Few of the people whom Inman meet teach him as much about love as the goat lady. About midway through his journey, Inman is in the woods when a woman offers him food and a place to stay. Inman tries to pay her, but her rationale is that she is “’…not bad off yet” and neither requires nor accepts a fee (265). The woman, who lives on her own and relies on mainly herself and a few goats, comments on how “scarcity’s much…the bearing of life”, yet she is more than willing to give Inman what he needs (274). The lady could have easily sent Inman on his way or reported him as a deserter, which could benefit her. Instead the goat lady shows Inman nothing but true love and generosity. She gives him advice on love after he describes Ada’s beauty and how he intends on marrying her. The goat lady tells him that “marrying a woman for her beauty makes no…sense”. After this, Inman begins to rethink how he feels about Ada.

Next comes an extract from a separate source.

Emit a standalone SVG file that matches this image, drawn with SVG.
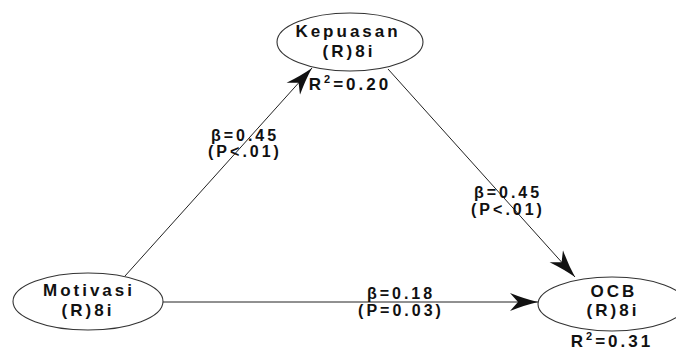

At this point, can actually love her as a changed, complex person, even if she is different from the image he has made in his head.

When Inman finally returns to Cold Mountain, Ada does not even recognize him at first. Likewise, Inman, too is shocked at how different Ada looks; her face and body harder and firmer from all she has been through. Their love can no longer be based on the physical as they both have changed too much. Inman has learned about generosity, sacrifice and other aspects of love and Ada, too, now knows more about love. Though their reunion is short-lived due to Inman’s accidental but tragic death, their love is now eternal. Ten years later, Ada is still raising their child as the representation of their ongoing love. This is proof once love is formed on a deeper connection, it can outlast any odds put against it.

The author's comments:
Citation: Frazier, Charles. Cold Mountain. New York: Grove Press, 1997. Print.